Online gambling company

FUN88 is an online betting site. The company was founded in China and currently operates in Asia, Europe and South America. In the UK, FUN88 operates through a white-label partnership with TGP Europe and is regulated by the Gambling Commission in Great Britain.

==History==
FUN88 was founded in June 2008. The company operated first in Asia before expanding to Europe in the same year, establishing a headquarters in the Isle of Man along with several other betting outfits. FUN88 then gained exposure through a number of Premier League sponsorship deals, firstly with Burnley FC and then Tottenham Hotspur and Newcastle United.

==Sponsorship==
FUN88 has partnered with athletes and clubs in recent years, most notably the late Kobe Bryant, Newcastle United and Tottenham Hotspur.
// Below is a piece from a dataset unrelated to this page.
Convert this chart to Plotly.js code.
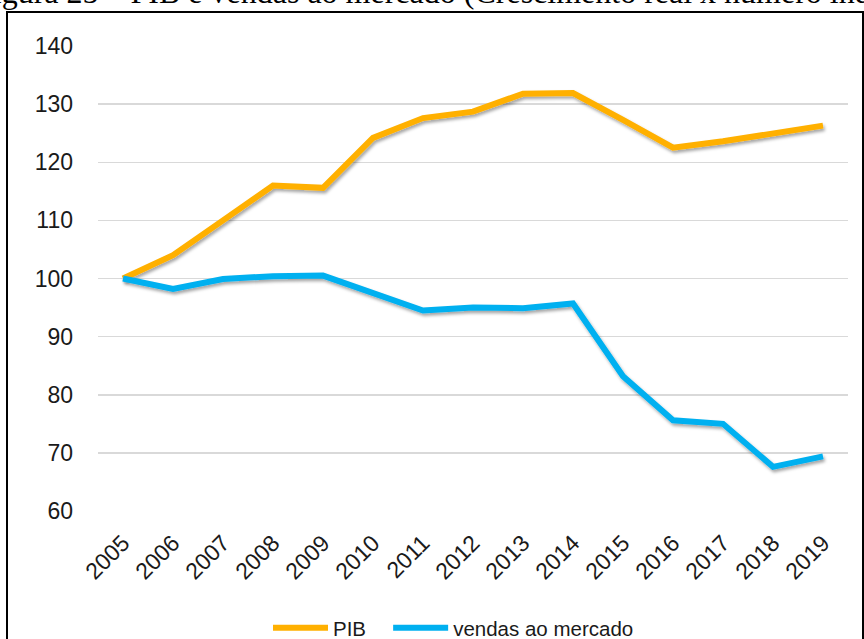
<!DOCTYPE html>
<html>
<head>
<meta charset="utf-8">
<script src="https://cdn.plot.ly/plotly-3.0.1.min.js"></script>
<style>
html,body{margin:0;padding:0;background:#fff;}
#chart{width:864px;height:639px;}
.scatterlayer .js-line{filter:url(#lineshadow);}
</style>
</head>
<body>
<svg width="0" height="0" style="position:absolute">
  <defs>
    <filter id="lineshadow" filterUnits="userSpaceOnUse" x="-100" y="-100" width="1100" height="900">
      <feDropShadow dx="1.5" dy="2.5" stdDeviation="1.5" flood-color="#000" flood-opacity="0.35"/>
    </filter>
  </defs>
</svg>
<div id="chart"></div>
<script>
var years = ["2005","2006","2007","2008","2009","2010","2011","2012","2013","2014","2015","2016","2017","2018","2019"];
var pib = [100, 104, 110, 116, 115.6, 124.2, 127.6, 128.7, 131.8, 131.9, 127.3, 122.5, 123.6, 125, 126.3];
var vendas = [100, 98.2, 99.9, 100.4, 100.5, 97.6, 94.5, 95, 94.9, 95.7, 83.2, 75.6, 75, 67.6, 69.4];
var yTicks = [60, 70, 80, 90, 100, 110, 120, 130, 140];
var seriesNames = ["PIB", "vendas ao mercado"];
var titleText = "Figura 25 – PIB e vendas ao mercado (Crescimento real x número índice)";

var L = 98, T = 46, W = 750, H = 465;
function px(x){ return (x - L) / W; }
function py(y){ return (T + H - y) / H; }

var traces = [
  {x: years, y: pib, name: seriesNames[0] + "\u00a0\u00a0\u00a0", type: "scatter", mode: "lines",
   line: {color: "#FFB000", width: 6}},
  {x: years, y: vendas, name: seriesNames[1], type: "scatter", mode: "lines",
   line: {color: "#00B0F0", width: 6}}
];

var layout = {
  width: 864, height: 639,
  margin: {l: L, r: 864 - L - W, t: T, b: 639 - T - H, autoexpand: false},
  paper_bgcolor: "#fff", plot_bgcolor: "#fff",
  font: {family: "Liberation Sans, Arial, sans-serif", color: "#1a1a1a", size: 23},
  xaxis: {type: "category", range: [-0.5, 14.5], showgrid: false, zeroline: false,
          showline: false, tickangle: -45, ticks: "", tickfont: {size: 23},
          automargin: false, ticklabelstandoff: 13},
  yaxis: {range: [60, 140], tickvals: yTicks, showgrid: true, gridcolor: "#d9d9d9",
          gridwidth: 1.5, zeroline: false, showline: false, ticks: "",
          ticklabelstandoff: 24, tickfont: {size: 23}, automargin: false},
  showlegend: true,
  legend: {orientation: "h", x: px(268), xanchor: "left", y: py(628), yanchor: "middle",
           font: {size: 20.5}, bgcolor: "rgba(0,0,0,0)", itemwidth: 55},
  annotations: [{
    text: titleText, showarrow: false, xref: "paper", yref: "paper",
    x: px(-27), xanchor: "left", y: py(-8.5), yanchor: "middle",
    font: {family: "Liberation Serif, Times New Roman, serif", size: 32, color: "#000"}
  }],
  shapes: [{
    type: "rect", xref: "paper", yref: "paper",
    x0: px(7), x1: px(863), y0: py(720), y1: py(12),
    line: {color: "#000", width: 2}, fillcolor: "rgba(0,0,0,0)", layer: "above"
  }]
};

Plotly.newPlot("chart", traces, layout, {displayModeBar: false, staticPlot: true});
</script>
</body>
</html>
FUN88's first major European sponsorship deal was with Premier League side Burnley FC between 2010 and 2012. They were then announced as Tottenham Hotspur's Asian Betting and Gaming Partner in 2014, a partnership that has lasted for almost a decade. In 2017, Newcastle United unveiled FUN88 as their front-of-shirt sponsor in a long-term deal. In April 2023, Premier League clubs agreed to phase out front-of-shirt betting sponsors with a deadline set at the beginning of 2026/27 season. The Athletic reported that sleeve-sponsorship and perimeter advertising will still be prominent. In June 2023, it was confirmed that FUN88 would no longer sponsor Newcastle United on the front-of-shirt and they entered into a long-term deal as Asian betting partner. The deal was widely-reported to have been agreed in order for Newcastle to pursue a more lucrative sponsor. The club confirmed a record deal with Saudi Arabian events company, Sela, worth £25m per year shortly afterwards.

Fun88 India partnered with Dabang Delhi KC as Title sponsor.

FUN88 brand ambassadors have included Iker Casillas, Steve Nash, Daren Sammy, Dale Steyn and Tony Parker.